Last year the Ministry of Primary Industries said it wanted New Zealand primary sector exports to double by 2025. This means lifting 2013's $32 billion of exports to $64 billion a year.

ASB general manager for rural banking Mark Heer says it is an ambitious, achievable goal. He says: "To hit the target, most of the growth will come from agriculture. That means new investment."

Heer says about $200 billion of fresh capital is needed to double New Zealand's agricultural output. "Half the money will come from debt, half will come from equity. We think local investors have the appetite for most of the money, but our estimates are will be around $15 to $20 billion short and that will need to come from elsewhere".

Much of the extra capital is needed for irrigation projects.


New Zealand has plenty of rainfall; the developments and schemes are about moving and storing water from places and times of abundance to where and when supplies are less reliable. Though the large irrigation engineering projects get the headlines, Heer says as much money again needs to be spent on farms with re-grassing and equipment like centre pivot irrigators.

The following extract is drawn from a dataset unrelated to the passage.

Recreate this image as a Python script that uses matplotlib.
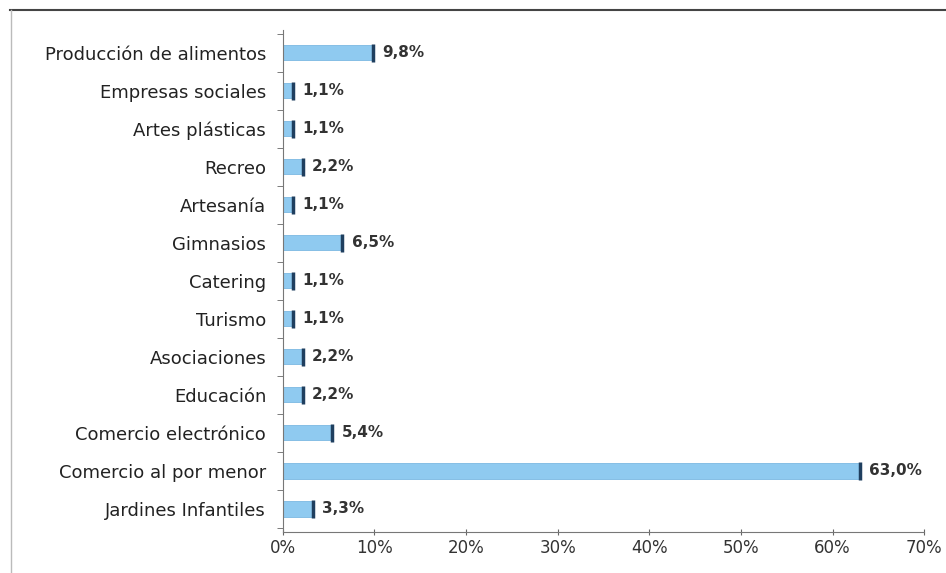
import matplotlib.pyplot as plt
from matplotlib.lines import Line2D

categories = ['Producción de alimentos', 'Empresas sociales', 'Artes plásticas', 'Recreo',
              'Artesanía', 'Gimnasios', 'Catering', 'Turismo', 'Asociaciones', 'Educación',
              'Comercio electrónico', 'Comercio al por menor', 'Jardines Infantiles']
values = [9.8, 1.1, 1.1, 2.2, 1.1, 6.5, 1.1, 1.1, 2.2, 2.2, 5.4, 63.0, 3.3]
labels = ['9,8%', '1,1%', '1,1%', '2,2%', '1,1%', '6,5%', '1,1%', '1,1%', '2,2%', '2,2%',
          '5,4%', '63,0%', '3,3%']
xticks = [0, 10, 20, 30, 40, 50, 60, 70]

fig = plt.figure(figsize=(9.46, 5.73), dpi=100)
ax = fig.add_axes([0.299, 0.072, 0.678, 0.876])

y = list(range(len(categories)))
ax.barh(y, values, height=0.4, color='#8fcaf0', edgecolor='#7bb8e2', linewidth=0.6)
ax.scatter(values, y, marker='|', s=160, linewidths=2.5, color='#1f3f5f', zorder=3)
for yi, v, lab in zip(y, values, labels):
    ax.text(v + 1.0, yi, lab, va='center', ha='left', fontsize=11, fontweight='bold',
            color='#333333')

ax.set_ylim(len(categories) - 0.4, -0.6)
ax.set_xlim(0, 70)
ax.set_yticks(y)
ax.set_yticklabels(categories, fontsize=13, color='#222222')
ax.set_yticks([i + 0.5 for i in range(-1, len(categories))], minor=True)
ax.tick_params(axis='y', which='major', length=0, pad=12)
ax.tick_params(axis='y', which='minor', length=4, color='#666666')
ax.set_xticks(xticks)
ax.set_xticklabels([f'{t}%' for t in xticks], fontsize=12, color='#333333')
ax.tick_params(axis='x', length=4, direction='inout', color='#666666')

for s in ['top', 'right']:
    ax.spines[s].set_visible(False)
ax.spines['left'].set_color('#777777')
ax.spines['bottom'].set_color('#777777')

fig.add_artist(Line2D([0.011, 1.0], [0.982, 0.982], color='#444444', lw=1.5))
fig.add_artist(Line2D([0.012, 0.012], [0.0, 0.982], color='#bbbbbb', lw=1.0))

fig.savefig('out.png', dpi=100)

If production increases as planned, there will be a need for capital to fund additional processing capacity. Large agricultural businesses like Fonterra, Westland Milk, Alliance Group, Silver Fern Farms and so on are all adding capacity; so are businesses like fertiliser companies. Heer says doubling exports will also require additional investment in transport and ports.

Traditional farmers have some scope to raise debt capital -- that's the way things have operated for decades. However, Heer says the emergence of multi-farm enterprises brings with it the opportunity to bring in third party passive equity finance -- and that is relatively new.

He says there are a couple of hundred corporate farm businesses now operating in New Zealand: "Typically they might own five or six dairy farms. In some cases they came about when a capable farmer expanded their business, some are family owned, others have a more formal company structure."

Corporate farms, sometimes called group farms, can be substantial businesses; some have in the region of $100 million to $200 million in assets.

Heer says corporate farms have five key characteristics:

?First, corporate farms tend to have a management structure more like a mid-sized company than a traditional family owned farm. Heer says: "The business puts leadership in place and then hires professional farm managers, operations managers and maybe even a financial manager."

?Second, Heer says the corporate farm will usually create a business office. Again this is more like what you would find in a mid-sized firm. The office will handle matters such as company payroll, health and safety, compliance, production forecasting and so on. These offices can be in a farm building, but they might also be located in a nearby town.


?Third, corporate farms tend to have more formal governance structures. He says: "This can be as simple as a family, but more often now it is a board. The aim is to bring in a broader group of people with a wider range of skills."

?Fourth, Heer says corporate farms typically focus on building a robust balance sheet. The goal is to ensure there's enough to deal with, say, a drought year.

?Heer's fifth trend is the most recent. He says there's now a move to ensure corporate farms are "investor ready". They have the mechanisms in place to attract third-party equity. He says there are people pioneering this right now.

Investors looking at farming want to see certain things. "They look at the structure and how risk is managed. They want to see evidence of plans to cope with the growth challenges".

"Typically a corporate farm business had all its assets in a single sector -- today that mainly means dairy although some operations include beef and lamb farms. They can be geographically diverse," Heer says.

Although there are diversified corporate farms, having focus means farm managers can set up repeatable systems and win economies of scale.

The move to corporate farming is closely linked to New Zealand's shift from sheep and beef production to dairy. Growing animals for meat requires fewer people and less on-farm infrastructure.

Heer says converting land from meat production to dairy is costly. If a piece of land previously used for meat farming costs a few million dollars, it will typically cost that much again to get it ready for dairy. The good news is the spending tends to happen in the local community. Dairy farming also creates more jobs and that also pumps more money into communities.

The flip side of this equation is that operating cashflow returns for dairy farms are considerably stronger.

Heer says it's important to create a balance between increased productivity and environmental sustainability. He says the ASB talked to farmer customers who have made it clear they are keen to maintain standards, but are concerned about the cost of upgrading systems, protecting waterways and other environmental improvements.

The bank came up with the Rural Environmental Compliance Loan to help farmers make the necessary improvements. It's a low-cost loan. Heer says it is effectively a not-for-profit. The bank priced it at the ASB's cost of funding with no customer margins.

Heer says the ASB had two goals when it set up the loan: "We wanted to provide low-cost funding to help farmers become compliant with environmental regulations. Ultimately this helps them with their global competitive advantages. At the same time we wanted to increase the level of conversation between the bank and farmers over environmental issues".

Farmers can borrow up to $200,000 over five years from the scheme. ASB launched the loan a year ago and in the first 12 months it has funded 412 projects for a total of $50 million.